The SIGTARP counterparty investigation related to AIG has been released.
I'm sure there will be much digital ink spilled on this report over the next few days. But I'd like to focus in on one specific area - found on page 8 of the PDF file. Specifically:
Although credit default swaps are sometimes referred to as insurance-like contracts, they are not technically considered insurance, and, unlike insurance contracts, credit default swaps are not regulated. As a result AIGFP was not required to hold reserves to cover losses or other claims as it would if it was selling insurance policies. AIGFP was thus able to sell swaps on $72 billion worth of CDOs to counterparties without holding reserves that a regulated insurance company would be required to maintain if it had written an equivalent amount of insurance coverage. Counterparties assumed that AIG, which was a highly rated company at the time it wrote the swaps, would be able to pay any claims on the swaps that might occur as required by the contracts.

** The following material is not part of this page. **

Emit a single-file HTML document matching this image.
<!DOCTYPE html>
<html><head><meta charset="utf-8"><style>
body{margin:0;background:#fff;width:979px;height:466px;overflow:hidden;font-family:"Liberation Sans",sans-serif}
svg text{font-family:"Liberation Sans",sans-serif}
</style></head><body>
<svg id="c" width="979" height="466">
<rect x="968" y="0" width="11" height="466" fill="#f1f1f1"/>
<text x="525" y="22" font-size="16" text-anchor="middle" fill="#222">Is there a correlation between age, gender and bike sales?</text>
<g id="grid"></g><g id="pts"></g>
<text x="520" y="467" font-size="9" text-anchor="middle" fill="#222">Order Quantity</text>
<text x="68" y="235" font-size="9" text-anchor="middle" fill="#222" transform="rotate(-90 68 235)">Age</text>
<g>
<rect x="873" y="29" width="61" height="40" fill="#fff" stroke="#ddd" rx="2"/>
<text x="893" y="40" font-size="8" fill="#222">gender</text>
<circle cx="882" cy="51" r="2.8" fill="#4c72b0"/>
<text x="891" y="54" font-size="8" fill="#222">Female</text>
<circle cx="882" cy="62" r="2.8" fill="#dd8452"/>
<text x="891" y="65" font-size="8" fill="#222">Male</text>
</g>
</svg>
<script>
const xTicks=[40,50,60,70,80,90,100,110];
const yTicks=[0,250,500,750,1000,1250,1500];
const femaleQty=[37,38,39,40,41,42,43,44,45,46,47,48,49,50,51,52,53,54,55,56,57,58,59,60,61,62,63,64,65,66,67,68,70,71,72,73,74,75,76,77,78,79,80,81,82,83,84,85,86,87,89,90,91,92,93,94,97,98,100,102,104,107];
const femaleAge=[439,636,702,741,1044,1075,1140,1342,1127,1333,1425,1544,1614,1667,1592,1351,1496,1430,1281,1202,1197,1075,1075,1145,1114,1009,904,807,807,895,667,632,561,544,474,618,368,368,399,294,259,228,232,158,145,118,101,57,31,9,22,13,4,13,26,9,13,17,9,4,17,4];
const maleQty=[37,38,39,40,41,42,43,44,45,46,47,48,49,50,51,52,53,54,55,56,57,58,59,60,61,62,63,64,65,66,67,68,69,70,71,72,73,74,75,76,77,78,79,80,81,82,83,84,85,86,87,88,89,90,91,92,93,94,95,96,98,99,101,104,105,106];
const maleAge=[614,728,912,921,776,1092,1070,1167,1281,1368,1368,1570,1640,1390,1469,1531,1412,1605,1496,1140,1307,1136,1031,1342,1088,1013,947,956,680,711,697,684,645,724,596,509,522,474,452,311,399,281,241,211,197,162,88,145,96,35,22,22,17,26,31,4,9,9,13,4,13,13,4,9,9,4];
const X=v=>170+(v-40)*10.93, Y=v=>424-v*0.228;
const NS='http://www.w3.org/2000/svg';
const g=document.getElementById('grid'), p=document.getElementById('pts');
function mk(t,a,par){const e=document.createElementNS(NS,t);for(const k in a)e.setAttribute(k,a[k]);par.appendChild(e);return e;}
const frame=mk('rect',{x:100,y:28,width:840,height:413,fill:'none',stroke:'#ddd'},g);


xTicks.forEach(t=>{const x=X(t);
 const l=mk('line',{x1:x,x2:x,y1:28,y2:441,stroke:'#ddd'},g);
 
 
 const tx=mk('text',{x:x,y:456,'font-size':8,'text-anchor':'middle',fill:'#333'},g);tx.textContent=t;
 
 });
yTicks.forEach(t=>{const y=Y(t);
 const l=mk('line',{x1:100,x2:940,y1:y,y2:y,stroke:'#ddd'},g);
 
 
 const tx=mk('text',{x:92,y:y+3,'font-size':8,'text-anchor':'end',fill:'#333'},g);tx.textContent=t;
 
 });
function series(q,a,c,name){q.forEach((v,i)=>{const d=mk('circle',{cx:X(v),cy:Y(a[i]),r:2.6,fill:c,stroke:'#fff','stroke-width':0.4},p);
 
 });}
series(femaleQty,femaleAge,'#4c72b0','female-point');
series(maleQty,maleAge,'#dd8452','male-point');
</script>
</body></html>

There are two problems here, neither of which our government and regulatory apparatus have addressed in any form:
- Mr. Barofsky identifies these as "insurance-like contracts." Indeed. The financial industry has managed to get regulators to specifically exempt these products from regulation - including the requirement that capital be reserved against these products when originated. This has in turn allowed literally indefinite amounts of leverage to be carried by firms who then claim to be "hedged" against disastrous outcomes by virtue of these contracts. This claim is a lie, because a contract to do a thing without the ability to perform is no contract at all - it is a fraud.
- While there was, at the time of the AIG bankruptcy and before, no ability (due to the financial firms' lobbying) to prevent AIGFP from selling these contracts The Fed did have the ability to prevent institutions over which it has supervisory authority from counting "naked" contracts without counterparty reserves to guarantee performance as "money good" hedges.

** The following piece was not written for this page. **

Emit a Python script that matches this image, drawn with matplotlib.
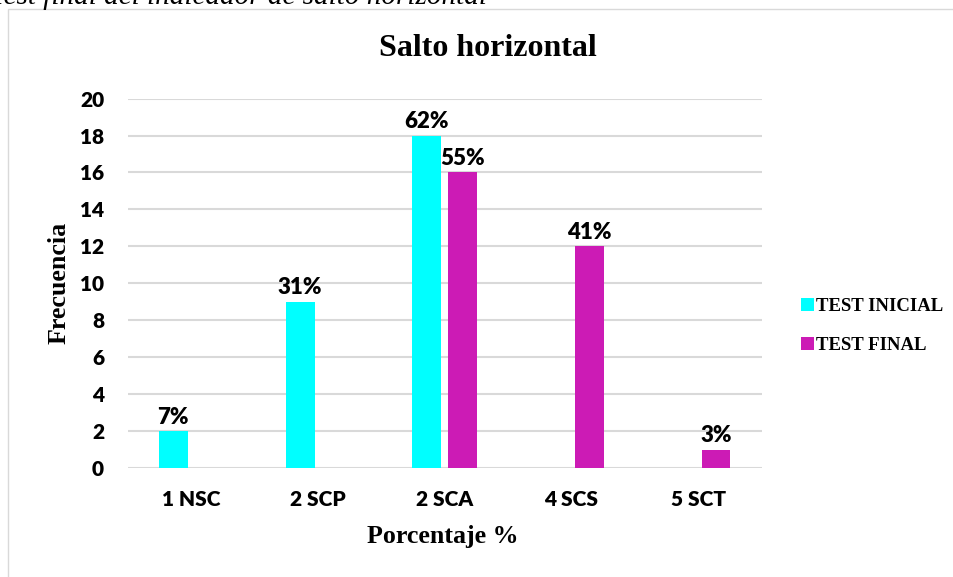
import matplotlib.pyplot as plt
from matplotlib.patches import Rectangle
import numpy as np

categorias = ['1 NSC', '2 SCP', '2 SCA', '4 SCS', '5 SCT']
test_inicial = [2, 9, 18, 0, 0]
test_final = [0, 0, 16, 12, 1]
etiq_inicial = ['7%', '31%', '62%', '', '']
etiq_final = ['', '', '55%', '41%', '3%']

cian = '#00FFFF'
magenta = '#CC1BB5'
serif = 'Liberation Serif'
sans = 'Lato'

fig = plt.figure(figsize=(9.54, 5.77), dpi=100)
W, H = 954, 577

# marco del grafico
fig.patches.append(Rectangle((8.5 / W, -0.1), 1.1, 1 - 9 / 577 + 0.1,
                             transform=fig.transFigure, fill=False,
                             edgecolor='#D9D9D9', linewidth=1))

# leyenda de figura (cortada arriba, como en la captura)
fig.text(487 / W, 1 - 4 / H, 'Test final del indicador de salto horizontal',
         ha='right', va='baseline', fontsize=21, family=serif, style='italic')

ax = fig.add_axes([127.7 / W, 1 - 468 / H, (761.6 - 127.7) / W, (468 - 98.6) / H])

x = np.arange(len(categorias))
ancho = 0.228
desp = 0.14
b1 = ax.bar(x - desp, test_inicial, ancho, color=cian, label='TEST INICIAL', zorder=3)
b2 = ax.bar(x + desp, test_final, ancho, color=magenta, label='TEST FINAL', zorder=3)

for barras, etiquetas in [(b1, etiq_inicial), (b2, etiq_final)]:
    for barra, et in zip(barras, etiquetas):
        if et:
            ax.annotate(et, (barra.get_x() + barra.get_width() / 2, barra.get_height()),
                        xytext=(0, 2.5), textcoords='offset points', ha='center',
                        va='bottom', fontsize=16, fontweight='heavy', family=sans)

ax.set_xlim(-0.5, 4.5)
ax.set_ylim(0, 20)
ax.set_yticks(range(0, 21, 2))
ax.set_xticks(x)
ax.set_xticklabels(categorias)
for s in ax.spines.values():
    s.set_visible(False)
ax.yaxis.grid(True, color='#D9D9D9', linewidth=1.5, zorder=0)
ax.tick_params(length=0)
ax.tick_params(axis='y', pad=17)
ax.tick_params(axis='x', pad=16)
for t in ax.get_xticklabels() + ax.get_yticklabels():
    t.set_family(sans)
    t.set_fontweight('heavy')
    t.set_fontsize(15)

fig.text(488 / W, 1 - 48 / H, 'Salto horizontal', ha='center', va='center',
         fontsize=23, fontweight='bold', family=serif)
fig.text(59 / W, 1 - 283 / H, 'Frecuencia', ha='center', va='center', rotation=90,
         fontsize=18.7, fontweight='bold', family=serif)
fig.text(443 / W, 1 - 537 / H, 'Porcentaje %', ha='center', va='center',
         fontsize=18.7, fontweight='bold', family=serif)

leg = fig.legend(handles=[b1, b2], loc='center left', bbox_to_anchor=(784 / W, 1 - 326 / H),
                 frameon=False, prop={'family': serif, 'weight': 'bold', 'size': 13.5},
                 handlelength=0.7, handleheight=0.7, handletextpad=0.1, labelspacing=1.15)

fig.savefig('out.png', dpi=100)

It is incumbent on our government to identify the root causes of the crisis and address them - particularly if they still remain outstanding risks for a second round of "detonate the financial system" that could be far worse than the first one.
Yet nobody in either Congress or The Fed has done so and their claims to the contrary via these circuitous claims of "re-regulating" CDS (with holes big enough to drive a truck through) are laughable.
The simple reality is that our financial system is now more vulnerable than it was prior to September of 2008. Why? Because we have increased risk - the collapse of Bear Stearns and Lehman along with other major lenders such as Wachovia and Washington Mutual, with the latter two absorbed into existing large banks, has concentrated risk instead of dissipating and mitigating it.
The issue of "systemic risk" is one of counterparty failures that create cascading failures in other firms. When one allows "insurance" to be written without the ability to pay, one has effectively allowed the wide-scale commission of fraud and circumvention of regulatory capital and leverage limits.
There has been no evidence presented thus far that anyone in our government and regulatory apparatus is willing to address this issue - yet until and unless it is addressed the very same meltdown path that we took last fall both can and will happen again.